## [DATA EXTRACT]
################

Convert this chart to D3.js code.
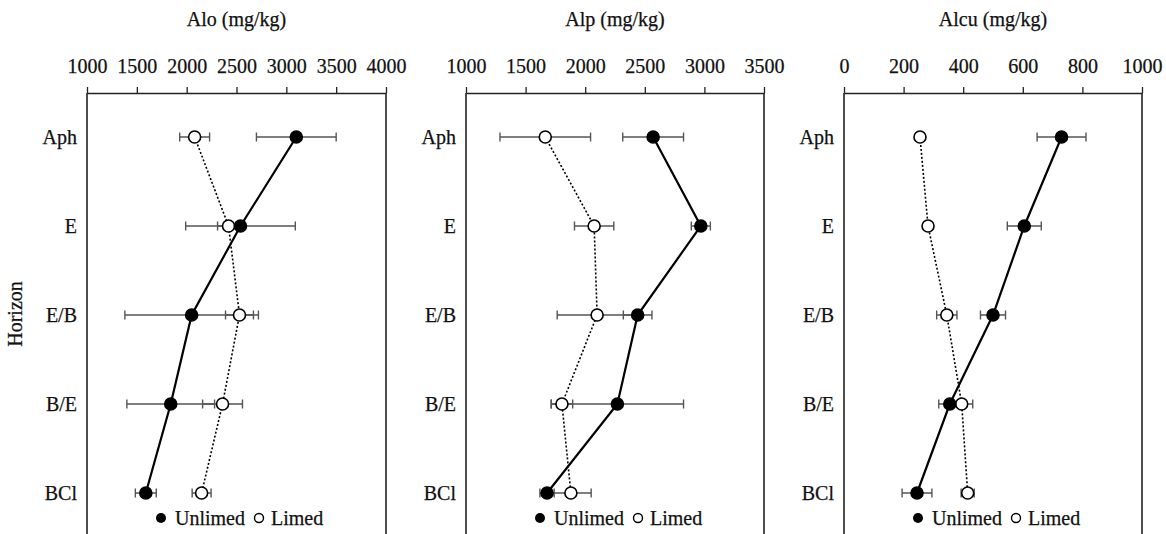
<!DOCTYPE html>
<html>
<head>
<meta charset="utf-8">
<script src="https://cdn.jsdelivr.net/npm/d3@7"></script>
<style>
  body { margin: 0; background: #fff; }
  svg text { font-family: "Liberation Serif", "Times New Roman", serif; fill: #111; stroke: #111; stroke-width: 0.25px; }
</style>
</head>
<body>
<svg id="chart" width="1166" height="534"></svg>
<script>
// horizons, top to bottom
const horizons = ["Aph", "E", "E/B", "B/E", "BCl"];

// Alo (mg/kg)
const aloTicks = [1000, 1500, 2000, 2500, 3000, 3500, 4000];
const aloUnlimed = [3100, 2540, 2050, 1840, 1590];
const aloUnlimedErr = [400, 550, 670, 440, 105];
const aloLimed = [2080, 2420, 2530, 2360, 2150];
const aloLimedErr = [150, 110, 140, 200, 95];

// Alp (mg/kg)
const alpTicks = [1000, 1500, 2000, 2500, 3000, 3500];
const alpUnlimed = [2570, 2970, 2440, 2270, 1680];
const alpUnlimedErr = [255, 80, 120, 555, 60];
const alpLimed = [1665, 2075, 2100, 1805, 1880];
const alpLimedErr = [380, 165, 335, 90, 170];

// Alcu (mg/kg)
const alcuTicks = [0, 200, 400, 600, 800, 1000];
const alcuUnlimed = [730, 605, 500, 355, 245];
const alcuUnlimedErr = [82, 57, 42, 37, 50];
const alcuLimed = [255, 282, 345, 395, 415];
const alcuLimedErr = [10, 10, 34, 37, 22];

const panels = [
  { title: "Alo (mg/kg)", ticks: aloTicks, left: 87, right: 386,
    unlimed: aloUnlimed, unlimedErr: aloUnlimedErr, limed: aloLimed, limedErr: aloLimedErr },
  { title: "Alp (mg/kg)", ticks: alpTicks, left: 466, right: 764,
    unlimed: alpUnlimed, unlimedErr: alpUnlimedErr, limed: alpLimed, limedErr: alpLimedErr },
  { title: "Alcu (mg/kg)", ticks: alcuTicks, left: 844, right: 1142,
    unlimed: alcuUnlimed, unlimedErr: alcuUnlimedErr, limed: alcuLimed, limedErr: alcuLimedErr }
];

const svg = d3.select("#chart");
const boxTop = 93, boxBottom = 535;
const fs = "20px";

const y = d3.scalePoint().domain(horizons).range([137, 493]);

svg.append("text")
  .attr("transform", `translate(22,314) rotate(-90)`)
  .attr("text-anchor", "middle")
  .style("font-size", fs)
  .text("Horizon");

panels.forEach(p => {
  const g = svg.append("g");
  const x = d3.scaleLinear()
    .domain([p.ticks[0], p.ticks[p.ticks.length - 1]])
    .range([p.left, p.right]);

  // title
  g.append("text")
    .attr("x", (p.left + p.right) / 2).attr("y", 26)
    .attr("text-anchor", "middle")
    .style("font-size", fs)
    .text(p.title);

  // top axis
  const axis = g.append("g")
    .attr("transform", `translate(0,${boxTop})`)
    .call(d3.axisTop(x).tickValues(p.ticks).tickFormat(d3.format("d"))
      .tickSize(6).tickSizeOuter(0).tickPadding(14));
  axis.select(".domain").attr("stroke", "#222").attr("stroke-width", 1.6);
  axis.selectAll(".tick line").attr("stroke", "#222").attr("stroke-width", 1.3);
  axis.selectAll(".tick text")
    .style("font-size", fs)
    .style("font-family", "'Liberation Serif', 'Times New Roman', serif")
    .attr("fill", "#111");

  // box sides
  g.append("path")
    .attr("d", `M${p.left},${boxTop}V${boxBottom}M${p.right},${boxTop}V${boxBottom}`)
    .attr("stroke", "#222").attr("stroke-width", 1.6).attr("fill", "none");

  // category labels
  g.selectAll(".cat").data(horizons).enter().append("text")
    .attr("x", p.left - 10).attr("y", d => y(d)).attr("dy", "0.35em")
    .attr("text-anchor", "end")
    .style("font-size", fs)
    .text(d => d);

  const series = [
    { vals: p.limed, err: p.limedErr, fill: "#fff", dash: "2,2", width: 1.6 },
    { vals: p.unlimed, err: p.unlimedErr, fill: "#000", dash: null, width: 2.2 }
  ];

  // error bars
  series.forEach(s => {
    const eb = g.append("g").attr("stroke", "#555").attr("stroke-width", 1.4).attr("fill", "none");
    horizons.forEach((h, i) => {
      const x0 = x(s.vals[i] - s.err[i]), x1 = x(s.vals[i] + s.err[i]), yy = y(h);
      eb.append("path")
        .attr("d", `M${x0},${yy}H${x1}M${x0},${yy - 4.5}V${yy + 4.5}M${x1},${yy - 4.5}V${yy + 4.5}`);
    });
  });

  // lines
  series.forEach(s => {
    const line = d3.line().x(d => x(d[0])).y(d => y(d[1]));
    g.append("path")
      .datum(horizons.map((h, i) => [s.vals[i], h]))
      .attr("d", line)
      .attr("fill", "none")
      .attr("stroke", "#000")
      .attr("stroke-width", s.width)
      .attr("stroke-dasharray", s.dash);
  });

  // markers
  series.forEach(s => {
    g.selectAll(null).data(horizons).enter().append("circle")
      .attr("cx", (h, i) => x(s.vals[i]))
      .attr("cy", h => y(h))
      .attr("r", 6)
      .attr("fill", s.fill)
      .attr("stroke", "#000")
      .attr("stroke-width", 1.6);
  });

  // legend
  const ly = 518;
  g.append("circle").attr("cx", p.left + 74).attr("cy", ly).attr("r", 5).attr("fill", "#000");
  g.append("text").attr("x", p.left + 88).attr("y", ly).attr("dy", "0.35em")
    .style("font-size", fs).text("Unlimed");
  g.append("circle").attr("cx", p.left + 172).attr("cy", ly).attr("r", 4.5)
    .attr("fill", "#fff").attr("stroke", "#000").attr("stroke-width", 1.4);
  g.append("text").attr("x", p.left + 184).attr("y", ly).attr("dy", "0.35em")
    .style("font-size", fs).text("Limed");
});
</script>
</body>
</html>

################

## [JOB]
Your task is to reproduce all of the material exactly. The pictures stay out.

## [ANSWER TO THIS TASK]
Convert this chart to D3.js code.
<!DOCTYPE html>
<html>
<head>
<meta charset="utf-8">
<script src="https://cdn.jsdelivr.net/npm/d3@7"></script>
<style>
  body { margin: 0; background: #fff; }
  svg text { font-family: "Liberation Serif", "Times New Roman", serif; fill: #111; stroke: #111; stroke-width: 0.25px; }
</style>
</head>
<body>
<svg id="chart" width="1166" height="534"></svg>
<script>
// horizons, top to bottom
const horizons = ["Aph", "E", "E/B", "B/E", "BCl"];

// Alo (mg/kg)
const aloTicks = [1000, 1500, 2000, 2500, 3000, 3500, 4000];
const aloUnlimed = [3100, 2540, 2050, 1840, 1590];
const aloUnlimedErr = [400, 550, 670, 440, 105];
const aloLimed = [2080, 2420, 2530, 2360, 2150];
const aloLimedErr = [150, 110, 140, 200, 95];

// Alp (mg/kg)
const alpTicks = [1000, 1500, 2000, 2500, 3000, 3500];
const alpUnlimed = [2570, 2970, 2440, 2270, 1680];
const alpUnlimedErr = [255, 80, 120, 555, 60];
const alpLimed = [1665, 2075, 2100, 1805, 1880];
const alpLimedErr = [380, 165, 335, 90, 170];

// Alcu (mg/kg)
const alcuTicks = [0, 200, 400, 600, 800, 1000];
const alcuUnlimed = [730, 605, 500, 355, 245];
const alcuUnlimedErr = [82, 57, 42, 37, 50];
const alcuLimed = [255, 282, 345, 395, 415];
const alcuLimedErr = [10, 10, 34, 37, 22];

const panels = [
  { title: "Alo (mg/kg)", ticks: aloTicks, left: 87, right: 386,
    unlimed: aloUnlimed, unlimedErr: aloUnlimedErr, limed: aloLimed, limedErr: aloLimedErr },
  { title: "Alp (mg/kg)", ticks: alpTicks, left: 466, right: 764,
    unlimed: alpUnlimed, unlimedErr: alpUnlimedErr, limed: alpLimed, limedErr: alpLimedErr },
  { title: "Alcu (mg/kg)", ticks: alcuTicks, left: 844, right: 1142,
    unlimed: alcuUnlimed, unlimedErr: alcuUnlimedErr, limed: alcuLimed, limedErr: alcuLimedErr }
];

const svg = d3.select("#chart");
const boxTop = 93, boxBottom = 535;
const fs = "20px";

const y = d3.scalePoint().domain(horizons).range([137, 493]);

svg.append("text")
  .attr("transform", `translate(22,314) rotate(-90)`)
  .attr("text-anchor", "middle")
  .style("font-size", fs)
  .text("Horizon");

panels.forEach(p => {
  const g = svg.append("g");
  const x = d3.scaleLinear()
    .domain([p.ticks[0], p.ticks[p.ticks.length - 1]])
    .range([p.left, p.right]);

  // title
  g.append("text")
    .attr("x", (p.left + p.right) / 2).attr("y", 26)
    .attr("text-anchor", "middle")
    .style("font-size", fs)
    .text(p.title);

  // top axis
  const axis = g.append("g")
    .attr("transform", `translate(0,${boxTop})`)
    .call(d3.axisTop(x).tickValues(p.ticks).tickFormat(d3.format("d"))
      .tickSize(6).tickSizeOuter(0).tickPadding(14));
  axis.select(".domain").attr("stroke", "#222").attr("stroke-width", 1.6);
  axis.selectAll(".tick line").attr("stroke", "#222").attr("stroke-width", 1.3);
  axis.selectAll(".tick text")
    .style("font-size", fs)
    .style("font-family", "'Liberation Serif', 'Times New Roman', serif")
    .attr("fill", "#111");

  // box sides
  g.append("path")
    .attr("d", `M${p.left},${boxTop}V${boxBottom}M${p.right},${boxTop}V${boxBottom}`)
    .attr("stroke", "#222").attr("stroke-width", 1.6).attr("fill", "none");

  // category labels
  g.selectAll(".cat").data(horizons).enter().append("text")
    .attr("x", p.left - 10).attr("y", d => y(d)).attr("dy", "0.35em")
    .attr("text-anchor", "end")
    .style("font-size", fs)
    .text(d => d);

  const series = [
    { vals: p.limed, err: p.limedErr, fill: "#fff", dash: "2,2", width: 1.6 },
    { vals: p.unlimed, err: p.unlimedErr, fill: "#000", dash: null, width: 2.2 }
  ];

  // error bars
  series.forEach(s => {
    const eb = g.append("g").attr("stroke", "#555").attr("stroke-width", 1.4).attr("fill", "none");
    horizons.forEach((h, i) => {
      const x0 = x(s.vals[i] - s.err[i]), x1 = x(s.vals[i] + s.err[i]), yy = y(h);
      eb.append("path")
        .attr("d", `M${x0},${yy}H${x1}M${x0},${yy - 4.5}V${yy + 4.5}M${x1},${yy - 4.5}V${yy + 4.5}`);
    });
  });

  // lines
  series.forEach(s => {
    const line = d3.line().x(d => x(d[0])).y(d => y(d[1]));
    g.append("path")
      .datum(horizons.map((h, i) => [s.vals[i], h]))
      .attr("d", line)
      .attr("fill", "none")
      .attr("stroke", "#000")
      .attr("stroke-width", s.width)
      .attr("stroke-dasharray", s.dash);
  });

  // markers
  series.forEach(s => {
    g.selectAll(null).data(horizons).enter().append("circle")
      .attr("cx", (h, i) => x(s.vals[i]))
      .attr("cy", h => y(h))
      .attr("r", 6)
      .attr("fill", s.fill)
      .attr("stroke", "#000")
      .attr("stroke-width", 1.6);
  });

  // legend
  const ly = 518;
  g.append("circle").attr("cx", p.left + 74).attr("cy", ly).attr("r", 5).attr("fill", "#000");
  g.append("text").attr("x", p.left + 88).attr("y", ly).attr("dy", "0.35em")
    .style("font-size", fs).text("Unlimed");
  g.append("circle").attr("cx", p.left + 172).attr("cy", ly).attr("r", 4.5)
    .attr("fill", "#fff").attr("stroke", "#000").attr("stroke-width", 1.4);
  g.append("text").attr("x", p.left + 184).attr("y", ly).attr("dy", "0.35em")
    .style("font-size", fs).text("Limed");
});
</script>
</body>
</html>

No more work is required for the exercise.